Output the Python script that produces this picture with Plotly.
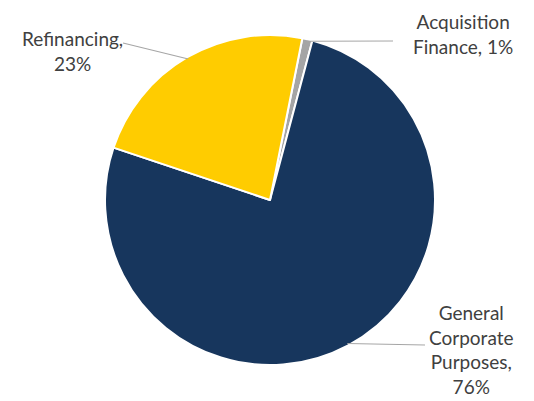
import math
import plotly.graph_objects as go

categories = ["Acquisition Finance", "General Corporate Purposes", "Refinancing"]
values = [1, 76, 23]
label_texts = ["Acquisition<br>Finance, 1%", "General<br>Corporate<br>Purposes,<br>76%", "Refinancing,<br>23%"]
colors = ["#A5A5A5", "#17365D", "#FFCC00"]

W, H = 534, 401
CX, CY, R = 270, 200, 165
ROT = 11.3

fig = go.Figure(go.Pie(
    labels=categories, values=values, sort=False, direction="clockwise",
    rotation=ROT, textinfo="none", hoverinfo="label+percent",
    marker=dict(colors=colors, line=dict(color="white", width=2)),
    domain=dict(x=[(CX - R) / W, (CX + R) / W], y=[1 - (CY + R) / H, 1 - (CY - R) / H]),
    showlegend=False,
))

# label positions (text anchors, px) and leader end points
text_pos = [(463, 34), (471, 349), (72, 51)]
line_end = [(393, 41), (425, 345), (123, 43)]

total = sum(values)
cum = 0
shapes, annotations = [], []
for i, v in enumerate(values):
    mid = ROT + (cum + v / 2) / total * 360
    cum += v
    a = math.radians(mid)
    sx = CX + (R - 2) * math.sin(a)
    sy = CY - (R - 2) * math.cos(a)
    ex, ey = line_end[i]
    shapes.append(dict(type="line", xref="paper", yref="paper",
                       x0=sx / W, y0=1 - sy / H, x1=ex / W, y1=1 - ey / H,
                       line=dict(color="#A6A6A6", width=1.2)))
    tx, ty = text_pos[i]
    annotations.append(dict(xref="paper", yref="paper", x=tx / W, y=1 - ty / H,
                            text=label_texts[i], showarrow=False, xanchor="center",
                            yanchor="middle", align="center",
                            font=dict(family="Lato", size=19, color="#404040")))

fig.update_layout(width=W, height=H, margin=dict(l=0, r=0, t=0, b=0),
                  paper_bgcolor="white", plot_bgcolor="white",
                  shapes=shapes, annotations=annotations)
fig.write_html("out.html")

..........

### WHAT THE TASK ASKS
Reproduce every line exactly and omit all pictures.

### ANSWER TO THE PROBLEM
Output the Python script that produces this picture with Plotly.
import math
import plotly.graph_objects as go

categories = ["Acquisition Finance", "General Corporate Purposes", "Refinancing"]
values = [1, 76, 23]
label_texts = ["Acquisition<br>Finance, 1%", "General<br>Corporate<br>Purposes,<br>76%", "Refinancing,<br>23%"]
colors = ["#A5A5A5", "#17365D", "#FFCC00"]

W, H = 534, 401
CX, CY, R = 270, 200, 165
ROT = 11.3

fig = go.Figure(go.Pie(
    labels=categories, values=values, sort=False, direction="clockwise",
    rotation=ROT, textinfo="none", hoverinfo="label+percent",
    marker=dict(colors=colors, line=dict(color="white", width=2)),
    domain=dict(x=[(CX - R) / W, (CX + R) / W], y=[1 - (CY + R) / H, 1 - (CY - R) / H]),
    showlegend=False,
))

# label positions (text anchors, px) and leader end points
text_pos = [(463, 34), (471, 349), (72, 51)]
line_end = [(393, 41), (425, 345), (123, 43)]

total = sum(values)
cum = 0
shapes, annotations = [], []
for i, v in enumerate(values):
    mid = ROT + (cum + v / 2) / total * 360
    cum += v
    a = math.radians(mid)
    sx = CX + (R - 2) * math.sin(a)
    sy = CY - (R - 2) * math.cos(a)
    ex, ey = line_end[i]
    shapes.append(dict(type="line", xref="paper", yref="paper",
                       x0=sx / W, y0=1 - sy / H, x1=ex / W, y1=1 - ey / H,
                       line=dict(color="#A6A6A6", width=1.2)))
    tx, ty = text_pos[i]
    annotations.append(dict(xref="paper", yref="paper", x=tx / W, y=1 - ty / H,
                            text=label_texts[i], showarrow=False, xanchor="center",
                            yanchor="middle", align="center",
                            font=dict(family="Lato", size=19, color="#404040")))

fig.update_layout(width=W, height=H, margin=dict(l=0, r=0, t=0, b=0),
                  paper_bgcolor="white", plot_bgcolor="white",
                  shapes=shapes, annotations=annotations)
fig.write_html("out.html")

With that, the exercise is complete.